By ignoring the views of LGBTQ+ Palestinians, the Melbourne Queer Film Festival may be complicit in Israel's pinkwashing
Queer cinema, which depicts the lives, stories, and experiences of LGBTQ+ people, attempts to shape our reality into one that is more vibrant and accepting of difference and diversity. As celebrated Palestinian filmmaker Elia Suleiman explains, “We produce culture because we want to think of the possibility that we can better our lives, that we can reduce violence by the production of pleasure.” In other words, queer cinema is a form of cultural production that is inherently political.
This is not the view of the organisers of the Melbourne Queer Film Festival (MQFF) in Australia, who have resisted calls to remove an Israeli state-funded film from their line-up by insisting that they are “apolitical”. Art has real cultural power and this is most famously summarised in a quote sometimes attributed to German playwright Bertolt Brecht: “Art is not a mirror held up to reality but a hammer with which to shape it.”
This year, MQFF chose to include The Swimmer by Adam Kalderon in their line-up. This film received funding from the Israeli Ministry of Culture and Sport via the Israel Film Fund and the MiDarom Film Fund. Both funds attach political requirements to directors and films that are funded, and both require the film to credit the Israeli government.
In response, members of the queer and Palestinian communities, and those like me who belong to both, have called on MQFF to pull the film and adopt a formal policy of cultural boycott.
To be clear, the content of the film is not our contention, nor is, strictly speaking, the country of origin. The issue is the mode of cultural production, where an artist in Israel who might otherwise be well-meaning is given a conditional grant that requires the explicit identification of the film as “Israeli” (meaning that Palestinian citizens of Israel who identify differently can only receive funding if they characterise both themselves and their films as such) and adherence to content guidelines that prohibit a critical view of the State of Israel.
While the individual artist might disagree with Israel’s policies, particularly with respect to the occupation, these funding requirements transform cultural production into propaganda, irrespective of the artist’s own intentions. There can be no ethical partnership with the Israeli state as things stand.
MQFF had originally agreed to meet with us to discuss our concerns, but then unceremoniously rescinded this invitation. Although MQFF would like to characterise us as a fringe movement, two of their own board members have resigned in solidarity with us, and a number of filmmakers have also responded to our call by withdrawing their films from the festival.
As a gay Palestinian, it is frustrating to observe this lack of solidarity on the part of what should be an important cultural institution for queer people in Australia. It has also been frustrating to respond to some of the claims that have been made about queer organising and Palestinians in general.

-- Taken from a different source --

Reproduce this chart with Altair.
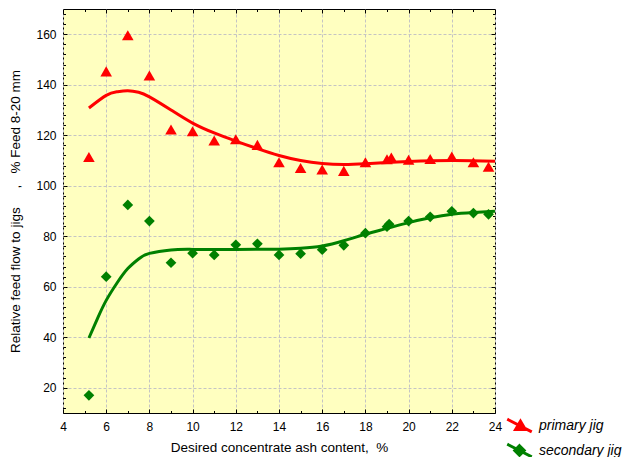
import altair as alt
import pandas as pd

# ---- data ----
series_names = ["primary jig", "secondary jig"]
series_colors = ["#ff0000", "#008000"]

ash_primary = [5.2, 6, 7, 8, 9, 10, 11, 12, 13, 14, 15, 16, 17, 18, 19, 19.2, 20, 21, 22, 23, 23.7]
flow_primary = [111.4, 145.3, 159.6, 143.7, 122.3, 121.6, 117.9, 118.4, 116.2, 109.3, 107.0,
                106.4, 105.9, 109.3, 110.5, 111.2, 110.3, 110.6, 111.6, 109.3, 107.5]

ash_secondary = [5.2, 6, 7, 8, 9, 10, 11, 12, 13, 14, 15, 16, 17, 18, 19, 19.1, 20, 21, 22, 23, 23.7]
flow_secondary = [17.0, 64.0, 92.4, 86.0, 69.5, 73.3, 72.6, 76.6, 77.0, 72.6, 73.1,
                  74.7, 76.4, 81.2, 83.8, 84.8, 86.0, 87.7, 89.9, 89.2, 88.7]

fit_primary_x = [5.2, 6.0, 6.5, 7.0, 7.5, 8.0, 9.0, 10.0, 11.0, 12.0, 13.0, 14.0, 15.0,
                 16.0, 17.0, 18.0, 19.0, 20.0, 22.0, 24.0]
fit_primary_y = [130.8, 135.8, 137.2, 137.6, 137.0, 135.2, 130.0, 124.8, 120.9, 117.7, 114.7,
                 112.0, 110.0, 108.8, 108.4, 108.7, 109.2, 109.6, 110.0, 109.7]

fit_secondary_x = [5.2, 5.6, 6.0, 6.5, 7.0, 7.5, 8.0, 9.0, 10.0, 12.0, 14.0, 15.0, 16.0,
                   17.0, 18.0, 19.0, 20.0, 21.0, 22.0, 23.0, 24.0]
fit_secondary_y = [39.7, 47.5, 54.6, 61.5, 67.2, 71.0, 73.2, 74.6, 74.8, 74.8, 74.9, 75.2,
                   76.1, 78.2, 80.8, 83.1, 85.4, 87.3, 88.7, 89.4, 89.9]

x_major_ticks = [4, 6, 8, 10, 12, 14, 16, 18, 20, 22, 24]
x_minor_ticks = [5, 7, 9, 11, 13, 15, 17, 19, 21, 23]
y_major_ticks = [20, 40, 60, 80, 100, 120, 140, 160]
y_minor_ticks = [12, 16, 24, 28, 32, 36, 44, 48, 52, 56, 64, 68, 72, 76, 84, 88, 92, 96,
                 104, 108, 112, 116, 124, 128, 132, 136, 144, 148, 152, 156, 164, 168]

x_title = "Desired concentrate ash content,\u00a0\u00a0%"
y_title = ("Relative feed flow to jigs" + "\u00a0" * 5 + "," + "\u00a0" * 3 + "% Feed 8-20 mm")

W, H = 432, 404
FONT = "Liberation Sans"

# ---- tables ----
df_p = pd.DataFrame({"x": ash_primary, "y": flow_primary})
df_s = pd.DataFrame({"x": ash_secondary, "y": flow_secondary})
df_fp = pd.DataFrame({"x": fit_primary_x, "y": fit_primary_y})
df_fs = pd.DataFrame({"x": fit_secondary_x, "y": fit_secondary_y})
df_leg = pd.DataFrame({"series": series_names, "x": [10, 10], "y": [100, 100]})

xs = alt.Scale(domain=[4, 24], nice=False, zero=False)
ys = alt.Scale(domain=[10, 170], nice=False, zero=False)

x_lab_axis = alt.Axis(values=x_major_ticks, ticks=False, tickSize=0, domain=False,
                      labelPadding=8, labelFont=FONT, labelFontSize=12, labelColor="black",
                      labelFlush=False, labelOverlap=False,
                      grid=True, gridColor="#c4c4c4", gridDash=[3, 2], gridWidth=1,
                      title=x_title, titleFont=FONT, titleFontSize=13.5,
                      titleFontWeight="normal", titleColor="black", titlePadding=8)
y_lab_axis = alt.Axis(values=y_major_ticks, ticks=False, tickSize=0, domain=False,
                      labelPadding=7, labelFont=FONT, labelFontSize=12, labelColor="black",
                      labelOverlap=False,
                      grid=True, gridColor="#c4c4c4", gridDash=[3, 2], gridWidth=1,
                      title=y_title, titleFont=FONT, titleFontSize=13.5,
                      titleFontWeight="normal", titleColor="black", titlePadding=13)

line_p = alt.Chart(df_fp).mark_line(color=series_colors[0], strokeWidth=3, interpolate="natural").encode(
    x=alt.X("x:Q", scale=xs, axis=x_lab_axis),
    y=alt.Y("y:Q", scale=ys, axis=y_lab_axis),
)
line_s = alt.Chart(df_fs).mark_line(color=series_colors[1], strokeWidth=3, interpolate="natural").encode(
    x=alt.X("x:Q", scale=xs, axis=None),
    y=alt.Y("y:Q", scale=ys, axis=None),
)
pts_p = alt.Chart(df_p).mark_point(shape="triangle-up", filled=True, color=series_colors[0],
                                   size=135, opacity=1).encode(
    x=alt.X("x:Q", scale=xs, axis=None),
    y=alt.Y("y:Q", scale=ys, axis=None),
)
pts_s = alt.Chart(df_s).mark_point(shape="diamond", filled=True, color=series_colors[1],
                                   size=115, opacity=1).encode(
    x=alt.X("x:Q", scale=xs, axis=None),
    y=alt.Y("y:Q", scale=ys, axis=None),
)


def tick_layer(xvals, yvals, xorient, yorient, size):
    ax = alt.Axis(values=xvals, orient=xorient, offset=-H, labels=False, domain=False,
                  grid=False, ticks=True, tickSize=size, tickColor="black", tickWidth=1,
                  title=None)
    ay = alt.Axis(values=yvals, orient=yorient, offset=-W, labels=False, domain=False,
                  grid=False, ticks=True, tickSize=size, tickColor="black", tickWidth=1,
                  title=None)
    return alt.Chart(df_p).mark_point(opacity=0, size=1).encode(
        x=alt.X("x:Q", scale=xs, axis=ax),
        y=alt.Y("y:Q", scale=ys, axis=ay),
    )


t1 = tick_layer(x_major_ticks, y_major_ticks, "top", "right", 4)
t2 = tick_layer(x_minor_ticks, y_minor_ticks, "top", "right", 2.5)
t3 = tick_layer(x_major_ticks, y_major_ticks, "bottom", "left", 4)
t4 = tick_layer(x_minor_ticks, y_minor_ticks, "bottom", "left", 2.5)

# legend layer (no data drawn, entries come from explicit domains)
red_sym = "M-1.75,-0.9L1.75,0.9M0.14,-0.62L0.84,0.58L-0.56,0.58Z"
green_sym = "M-1.75,-0.9L1.75,0.9M0,-0.68L0.68,0L0,0.68L-0.68,0Z"
leg = alt.Legend(title=None, orient="none", legendX=448, legendY=408, padding=0,
                 symbolSize=196, symbolStrokeWidth=3, labelOffset=11,
                 labelFont=FONT, labelFontSize=14, labelFontStyle="italic",
                 labelColor="black", rowPadding=0)
legend_layer = alt.Chart(df_leg).transform_filter("datum.x > 1000").mark_point(opacity=1).encode(
    x=alt.X("x:Q", scale=xs, axis=None),
    y=alt.Y("y:Q", scale=ys, axis=None),
    fill=alt.Fill("series:N", scale=alt.Scale(domain=series_names, range=series_colors), legend=leg),
    stroke=alt.Stroke("series:N", scale=alt.Scale(domain=series_names, range=series_colors), legend=leg),
    shape=alt.Shape("series:N", scale=alt.Scale(domain=series_names, range=[red_sym, green_sym]), legend=leg),
)

chart = alt.layer(line_p, line_s, pts_p, pts_s, t1, t2, t3, t4, legend_layer).resolve_axis(
    x="independent", y="independent"
).properties(
    width=W, height=H,
    autosize=alt.AutoSizeParams(type="none"),
    padding={"left": 55, "top": 1, "right": 127, "bottom": 44},
    background="white",
).configure_view(
    fill="#FFFFC0", stroke="black", strokeWidth=1,
)

chart.save("out.html", embed_options={"renderer": "svg", "actions": False})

One particularly pernicious claim is that queer people should withhold their solidarity from Palestine because queer rights are not accepted among Palestinian communities, as though this would somehow excuse the violence inflicted on the Palestinian people over the course of the last seven decades of occupation. This transactional model of solidarity also misses the point of solidarity in the first place, and is a misrepresentation of how social change actually works in practice.
Of course, things could be better. Homophobia exists everywhere, and it is our responsibility to challenge it everywhere, but the fact of the occupation makes substantial social change impossible. The gay liberation movement was won in many parts of the world through protest, but this is out of the question in Palestine where peaceful gatherings are routinely suppressed with violent force by settler gangs and the Israeli military.
Moreover, even if we are to accept that Israel is some kind of “gay haven” (a claim that is much overstated, in any case) it would not change the fact that none of these freedoms is available to the millions of Palestinians who live under an apartheid system of domination. Imagine if apartheid-era South Africa was a gay paradise, but only for Afrikaaners. Would that in any way dilute the moral force or urgency of the anti-apartheid movement?
Ultimately, these retorts come exclusively from people who have no genuine interest in seeing any improvement in the lives of queer Palestinians, or even in listening to us.
But we will not be unheard and unseen in our own movement. We cannot and will not choose between being queer and being Palestinian. We demand liberation on both counts, on our own terms. For us, queer liberation is tied to liberation from the Israeli occupation.
Fahad Ali is a molecular biologist and science educator based in Sydney, Australia. His research is conducted on lands that have been places of teaching and learning for millennia under the custodianship of the Gadigal and Wangal peoples of the Eora nation, sovereignty for which has never been ceded. He is a proud member of the Palestinian diaspora.